Games and learning can go hand in hand!
We want students to practice skills and reinforce what they’ve learned. A great avenue for that is incorporating games and activities to practice the skills in a different format!
If you’re like me, you might read the above and think about how much extra work that’s going to take…which is true, depending on the game.
But, there are so many simple games you can do to support reading, math, SEL, and more!
Below are a few of my favorite educational games to use in the classroom.
Kaboom is so simple and easy! In Kaboom, students draw a card. If they pull one of the Dolch words, then they need to read that word aloud. If read correctly, they keep the card. If read incorrectly, they return the card to the discard pile. The next student then takes their turn and the same steps are repeated.
But, if you pull a Kaboom card, you have to put ALL your cards back in the pile. The game keeps going for as long as you want! (or until someone gets all the cards)
This can be easily changed to have the cards in a container, to split up the deck and put them facedown, in centers, during free time, a rainy day recess activity… Any type of time filler or review activity you might need!
I have used Kaboom to practice sight words and for students to practice various math facts (especially multiplication!).
You can easily make these with popsicle sticks by writing the problems/words you want on the sticks and having students pull them out. You can also make cards and have students shuffle and draw cards instead!
Are you more like…?
I absolutely love this game! Imagine a “Would you rather….” game, but instead students choose what they feel they are the most similar to.
These can be goofy, serious, or related to your class content! Some examples:
- Are you more like a wolf or a cheetah?
- Are you more like addition or subtraction?
- Are you more like the mountains or the ocean?
You can write the options on a piece of paper and present it on a projector, write the options on a whiteboard, or use videos/slideshows to present the options. I play by having students walk to the side of the room that the option they choose is on. This allows for some movement in the classroom and a great brain break opportunity!
Green Glass Door
This game is a bit complicated for younger students, but is still doable!
In this game, the teacher (or whoever is “it”) thinks of a specific rule or category, such as “Things that start with the letter A” or “Different Types of Fruit.” Students have to guess items and see if they fit the category. Their goal is to figure out what the rule or category is!
Let’s do an example below where the category is “Things that start with the letter B.”
- Student 1: “Can a kitten go through the door?”
- Response: “No, a kitten cannot go through the door.”
- Student 2: “Can a banana go through the door?”
- Response: “Yes, a banana can go through the door!”
The categories and rules can be as simple or as complicated as you want to make them! It’s a fun and engaging game to use as a brain break or time filler.
Bingo Card Writing Prompts
A simple way to get students to write is by writing prompt bingo cards!
You can create your own prize for completing different ways of earning a bingo, and allow student choice when writing to different themes.
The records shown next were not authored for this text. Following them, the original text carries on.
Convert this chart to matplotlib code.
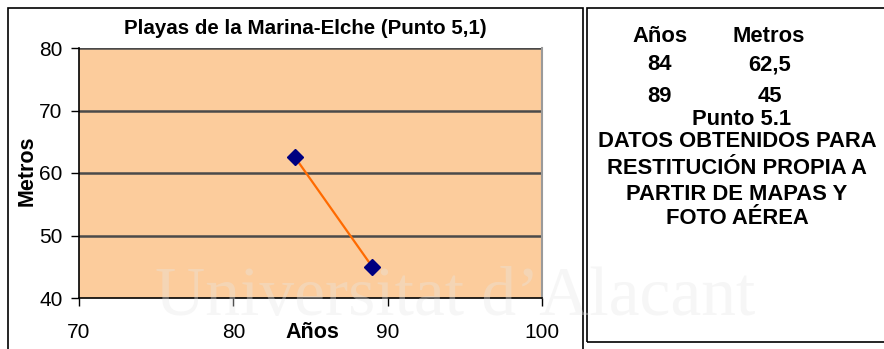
import matplotlib.pyplot as plt
from matplotlib.patches import Rectangle

plt.rcParams['font.family'] = ['Liberation Sans', 'DejaVu Sans']

# Datos del punto 5.1
anos = [84, 89]
metros = [62.5, 45]
x_ticks = [70, 80, 90, 100]
y_ticks = [40, 50, 60, 70, 80]

W, H = 884, 349
fig = plt.figure(figsize=(W / 100, H / 100), dpi=100)


def fy(px):
    return 1 - px / H


# marcos de los dos cuadros
fig.add_artist(Rectangle((8 / W, -0.1), (583 - 8) / W, 1.1 - 8 / H,
                         transform=fig.transFigure, fill=False,
                         edgecolor='black', lw=1.2))
fig.add_artist(Rectangle((587 / W, fy(342)), 0.5, (342 - 8) / H,
                         transform=fig.transFigure, fill=False,
                         edgecolor='black', lw=1.2))

ax = fig.add_axes([79 / W, fy(298), (542 - 79) / W, (298 - 48) / H])
ax.set_facecolor('#FCCC9C')
ax.plot(anos, metros, color='#FF6A00', lw=1.6, zorder=3)
ax.plot(anos, metros, 'D', color='#000080', ms=8, zorder=4)

ax.set_xlim(70, 100)
ax.set_ylim(40, 80)
ax.set_xticks(x_ticks)
ax.set_yticks(y_ticks)
ax.tick_params(labelsize=15, length=5.8, width=1)
ax.tick_params(axis='y', pad=6)
ax.tick_params(axis='x', pad=12)
for yv in y_ticks[1:]:
    ax.axhline(yv, color='#4a4a4a', lw=1.8, zorder=1)
ax.spines['top'].set_visible(False)
ax.spines['right'].set_color('#9a9a9a')
ax.spines['right'].set_linewidth(1.5)
ax.spines['left'].set_linewidth(1.2)
ax.spines['bottom'].set_linewidth(1.2)

fig.text(305 / W, fy(34), 'Playas de la Marina-Elche (Punto 5,1)',
         fontsize=14.8, fontweight='bold', ha='center', va='baseline')
fig.text(27 / W, fy(171), 'Metros', rotation=90, fontsize=15.5,
         fontweight='bold', ha='center', va='center')
fig.text(312 / W, fy(338.5), 'Años', fontsize=15.5, fontweight='bold',
         ha='center', va='baseline')

# cuadro de texto de la derecha
kw = dict(fontsize=15.8, fontweight='bold', ha='center', va='baseline')
fig.text(660 / W, fy(42.5), 'Años', **kw)
fig.text(769 / W, fy(42.5), 'Metros', **kw)
for a, m, base in zip(anos, metros, [70.5, 101.5]):
    fig.text(660 / W, fy(base), str(a), **kw)
    fig.text(770 / W, fy(base), f'{m:g}'.replace('.', ','), **kw)
fig.text(742 / W, fy(124.5), 'Punto 5.1', **kw)
notas = ['DATOS OBTENIDOS PARA', 'RESTITUCIÓN PROPIA A',
         'PARTIR DE MAPAS Y', 'FOTO AÉREA']
for t, base in zip(notas, [147, 174, 200, 223.5]):
    fig.text(737 / W, fy(base), t, **kw)

# marca de agua
fig.text(155 / W, fy(315), 'Universitat d\u2019Alacant', fontsize=50,
         family='Liberation Serif', color='#e6e6e6', alpha=0.35,
         ha='left', va='baseline', zorder=10)

fig.savefig('out.png', dpi=100)
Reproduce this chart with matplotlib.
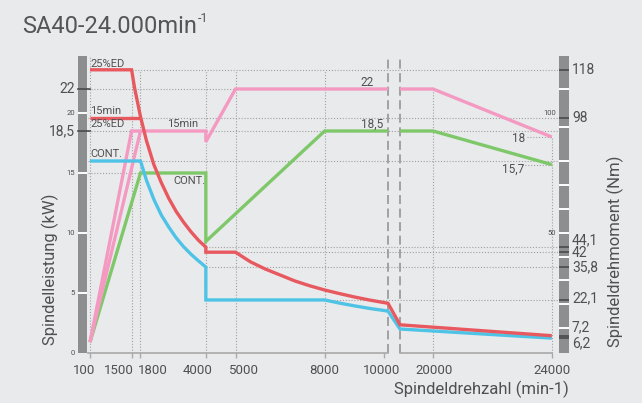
import matplotlib
matplotlib.use('Agg')
import matplotlib.pyplot as plt
import matplotlib.transforms as mtransforms

plt.rcParams['font.family'] = ['Roboto', 'DejaVu Sans']

# speed axis (min-1)
speed_ticks = [100, 1500, 1800, 4000, 5000, 8000, 10000, 20000, 24000]
speed_labels = ['100', '1500', '1800', '4000', '5000', '8000', '10000', '20000', '24000']
# nudge crowded labels sideways (pixels)
speed_label_dx = [-6, -13, 12, -8, 8, 0, -2, 1, 0]

# spindle power (kW) per duty type
red_ed_rpm = [100, 1500, 1600, 1800, 2000, 2250, 2500, 2750, 3000, 3250, 3500, 3750, 4000,
              4000, 5000, 5500, 6000, 6500, 7000, 7500, 8000, 8500, 9000, 9500, 10000, 10134,
              18889, 24000]
red_ed_kw = [23.6, 23.6, 22.1, 19.7, 17.7, 15.7, 14.2, 12.9, 11.8, 10.9, 10.1, 9.4, 8.82,
             8.4, 8.4, 7.6, 7.0, 6.5, 6.0, 5.6, 5.25, 4.95, 4.67, 4.42, 4.2, 4.14,
             2.35, 1.44]
red_15_rpm = [100, 1800]
red_15_kw = [19.6, 19.6]

blue_rpm = [100, 1800, 2000, 2250, 2500, 2750, 3000, 3250, 3500, 3750, 4000,
            4000, 8000, 8500, 9000, 9500, 10000, 10134, 18889, 24000]
blue_kw = [16, 16, 14.4, 12.8, 11.5, 10.5, 9.6, 8.86, 8.23, 7.68, 7.16,
           4.42, 4.42, 4.16, 3.93, 3.72, 3.54, 3.49, 2.0, 1.24]

pink_ed_rpm = [100, 1500, 4000, 4000, 5000, 10134]
pink_ed_kw = [0.9, 18.5, 18.5, 17.6, 22, 22]
pink_15_rpm = [100, 1800]
pink_15_kw = [0.9, 18.5]
pink_hi_rpm = [18889, 20000, 24000]
pink_hi_kw = [22, 22, 18]

green_rpm = [100, 1800, 4000, 4000, 8000, 10134]
green_kw = [0.9, 15, 15, 9.3, 18.5, 18.5]
green_hi_rpm = [18889, 20000, 24000]
green_hi_kw = [18.5, 18.5, 15.7]

# torque marks on the right scale (Nm), 5 Nm per kW on this chart
torque_marks = [118, 98, 44.1, 42, 35.8, 22.1, 7.2, 6.2]
torque_labels = ['118', '98', '44,1', '42', '35,8', '22,1', '7,2', '6,2']
torque_label_shift = [0, 0, 0.6, -0.05, 0, 0.15, 0.7, -0.4]
NM_PER_KW = 5.0

W, H = 642, 403
BG = '#e9eaec'
BAR = '#8d8e90'
TXT = '#505050'
GRID = '#a0a0a0'
RED = '#e8585f'
PINK = '#f49ac2'
GREEN = '#7ec86a'
BLUE = '#4fc3e6'

# axis is broken between 10134 and 18889 min-1
BREAK_LO, BREAK_HI = 10134, 18889
SHIFT = 8351


def xp(n):
    return n if n <= BREAK_LO else n - SHIFT


def xs(seq):
    return [xp(n) for n in seq]


fig = plt.figure(figsize=(W / 100, H / 100), dpi=100, facecolor=BG)
ax = fig.add_axes([88 / W, 50 / H, 470 / W, 297 / H], facecolor=BG)
x0 = 100 + (88 - 90) / 0.0297
x1 = 100 + (558 - 90) / 0.0297
ytop = 24.75
ax.set_xlim(x0, x1)
ax.set_ylim(0, ytop)
for s in ax.spines.values():
    s.set_visible(False)
ax.set_yticks([])
ax.set_xticks(xs(speed_ticks))
ax.set_xticklabels([])
ax.tick_params(axis='x', length=3.5, width=1, color='#a9a9a9')

# tick labels placed by hand so the close ones do not collide
offset = mtransforms.ScaledTranslation(0, 0, fig.dpi_scale_trans)
for n, lab, dx in zip(speed_ticks, speed_labels, speed_label_dx):
    tr = mtransforms.blended_transform_factory(ax.transData, ax.transAxes) + \
        mtransforms.ScaledTranslation(dx / 100, 0, fig.dpi_scale_trans)
    ax.text(xp(n), -18 / 297, lab, transform=tr, ha='center', va='center',
            fontsize=9.5, color=TXT, clip_on=False)

# dotted guide lines
dot = dict(color=GRID, lw=0.8, linestyle=(0, (1, 1.6)), zorder=1)
for y, a, b in [(23.6, 1500, None), (22, None, 5000), (19.6, None, None),
                (18.5, None, None), (16, None, None), (15, None, 1800),
                (8.82, 4000, None), (8.4, 5000, None), (7.16, 4000, None),
                (4.42, 8000, None), (18, 23165, 24000), (15.7, 22996, 24000)]:
    xa = x0 if a is None else xp(a)
    xb = x1 if b is None else xp(b)
    ax.plot([xa, xb], [y, y], **dot)
for n, top in [(100, ytop), (1500, 23.6), (1800, 23.6), (4000, 23.6), (5000, 23.6),
               (8000, 23.6), (20000, 22), (24000, 18)]:
    ax.plot([xp(n), xp(n)], [0, top], **dot)

# break markers and base line
dash = dict(color='#9c9c9c', lw=1.3, linestyle=(0, (5, 2.5)), zorder=2)
ax.plot([BREAK_LO, BREAK_LO], [0, ytop - 0.2], **dash)
ax.plot([xp(BREAK_HI), xp(BREAK_HI)], [0, ytop - 0.2], **dash)
base = dict(color='#a9a9a9', lw=1.2, clip_on=False, zorder=2)
ax.plot([x0, BREAK_LO], [0, 0], **base)
ax.plot([xp(BREAK_HI), xp(24000)], [0, 0], **base)

# curves
lw = 2.4
kw = dict(lw=lw, solid_joinstyle='miter', solid_capstyle='butt', zorder=3)
ax.plot(xs(green_rpm), green_kw, color=GREEN, **kw)
ax.plot(xs(green_hi_rpm), green_hi_kw, color=GREEN, **kw)
ax.plot(xs(pink_ed_rpm), pink_ed_kw, color=PINK, **kw)
ax.plot(xs(pink_15_rpm), pink_15_kw, color=PINK, **kw)
ax.plot(xs(pink_hi_rpm), pink_hi_kw, color=PINK, **kw)
ax.plot(xs(blue_rpm), blue_kw, color=BLUE, **kw)
ax.plot(xs(red_15_rpm), red_15_kw, color=RED, **kw)
ax.plot(xs(red_ed_rpm), red_ed_kw, color=RED, **kw)

# curve captions
cap = dict(fontsize=8, color=TXT, va='center', zorder=4)
ax.text(xp(100), 24.1, '25%ED', ha='left', **cap)
ax.text(xp(100), 20.2, '15min', ha='left', **cap)
ax.text(xp(100), 19.1, '25%ED', ha='left', **cap)
ax.text(xp(100), 16.55, 'CONT.', ha='left', **cap)
ax.text(2693, 19.1, '15min', ha='left', **cap)
ax.text(4000, 14.35, 'CONT.', ha='right', **cap)
val = dict(fontsize=8.5, color=TXT, va='center', ha='center', zorder=4)
ax.text(9427, 22.5, '22', **val)
ax.text(9612, 19.1, '18,5', **val)
ax.text(xp(22878), 17.85, '18', **val)
ax.text(xp(22711), 15.3, '15,7', **val)

# grey scale bars
lbar = fig.add_axes([78 / W, 50 / H, 9 / W, 297 / H], facecolor=BAR)
rbar = fig.add_axes([559 / W, 50 / H, 10 / W, 297 / H], facecolor=BAR)
for b in (lbar, rbar):
    b.set_ylim(0, ytop)
    b.set_xlim(0, 1)
    b.set_xticks([])
    b.set_yticks([])
    for s in b.spines.values():
        s.set_visible(False)

for y in [5, 10, 15, 20]:
    lbar.plot([0, 1], [y, y], color='white', lw=1.4)
for y in [22, 18.5]:
    lbar.plot([0, 1.3], [y, y], color='#4a4a4a', lw=1.2, clip_on=False)
for y in [22, 18.8, 16, 14, 12, 10, 8.0, 6.1, 4.1, 2.1]:
    rbar.plot([0, 1], [y, y], color='white', lw=1.4)
for t in torque_marks:
    rbar.plot([0, 1], [t / NM_PER_KW] * 2, color='#4a4a4a', lw=1.2)

# left scale labels
ltr = mtransforms.blended_transform_factory(fig.transFigure, ax.transData)
for y in [0, 5, 10, 15, 20]:
    fig.text(75 / W, y, str(y), transform=ltr, ha='right', va='center',
             fontsize=5.5, color=TXT)
fig.text(75 / W, 22, '22', transform=ltr, ha='right', va='center', fontsize=10, color=TXT)
fig.text(75 / W, 18.5, '18,5', transform=ltr, ha='right', va='center', fontsize=10, color=TXT)

# right scale labels
for t, lab, dy in zip(torque_marks, torque_labels, torque_label_shift):
    fig.text(572 / W, t / NM_PER_KW + dy, lab, transform=ltr, ha='left', va='center',
             fontsize=10, color=TXT)
for nm in [100, 50]:
    fig.text(556 / W, nm / NM_PER_KW, str(nm), transform=ltr, ha='right', va='center',
             fontsize=5.5, color=TXT)

# axis titles
fig.text(50 / W, 1 - 269 / H, 'Spindelleistung (kW)', rotation=90, ha='center',
         va='center', fontsize=12, color=TXT)
fig.text(615 / W, 1 - 251 / H, 'Spindeldrehmoment (Nm)', rotation=90, ha='center',
         va='center', fontsize=12, color=TXT)
fig.text(481 / W, 1 - 389 / H, 'Spindeldrehzahl (min-1)', ha='center', va='center',
         fontsize=12, color=TXT)

# chart title with superscript
title = fig.text(22 / W, 1 - 33 / H, 'SA40-24.000min', ha='left', va='baseline',
                 fontsize=17, color='#555555')
r = fig.canvas.get_renderer()
bb = title.get_window_extent(renderer=r)
fig.text(bb.x1 / W + 0.002, 1 - 22 / H, '-1', ha='left', va='baseline',
         fontsize=9, color='#555555')

fig.savefig('out.png', dpi=100, facecolor=BG)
Depending on grade and ability level, you can create more complicated prompts or simpler prompts for students to accomplish.
Write the Room Activities
Finding students to engage in reading and writing activities could be a struggle. Especially if they had to stay still in one spot.
My solution? Creating Write the Room activities!
Write the Room activities are task cards that have different facts and information about a specific holiday, or spelling words that relate to the holiday.
You can look at my other Write the Room blog post here, where I talk more about what other topics I use them for.
I have made them for many different federal holidays and other recognized holidays. Using them in my classroom, my students learn more about why those certain holidays are celebrated and learn cool facts along the way!
Thank you for reading, and happy teaching!